Stephen Imperato said...

i like the parenthetical stanza, #12. it reads right to left in full lines, but it reads top to bottom on columns also. another page out of erin mouré's book, i think. i studied a lot of poerty like that last semester and its really nice to see what can be created by positioning your words just so. yours is very polished though. each phrase feels self-contained and what's in parentheses illuminates the same themes of the preceding phrase. its polished and easily understood. but when using a form like that with the columns its fun and effective to be a little nonsensical in your phrase pairings. instead of having the phrase in parentheses describe and illuminate the other one, try opposing images inside and outside of the parentheses and see what their comparison brings about.
or maybe you could ger rid of the words inbetween. the but, of, at words dont really need to be there. they just make the thoughts ring more like a sentence.
its a form that you might want to duplicate in your sequence here. it can have a lot of milage in it if you use it in different ways and this one is a great place to start.
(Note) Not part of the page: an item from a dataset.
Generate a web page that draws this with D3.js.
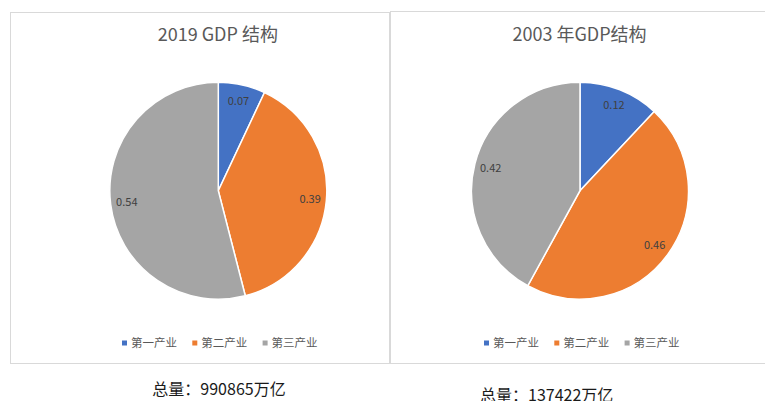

i love the line "real vanilla smiles".
and "help me batman" is a good one too, but i question the choice to use that element of autobiography. you, as a person, are not explicitly present elsewhere in this poem. other stanzas are about you and the things that you do and feel, but you're never named or given an identity outright. i wonder if its a good idea to identify yourself, or anyone for that matter, so late in the poem as stanza 13. autobiography in fiction it one thing. it needs to be masked by a neutral and believeable literary voice. but autobiography in poetry is something im not used to dealing with and it seems impossible to mask it if you refer to yourself by name. i love the humor of the stanza and i love how it reads like a newspaper blurb, but try leaving the name out.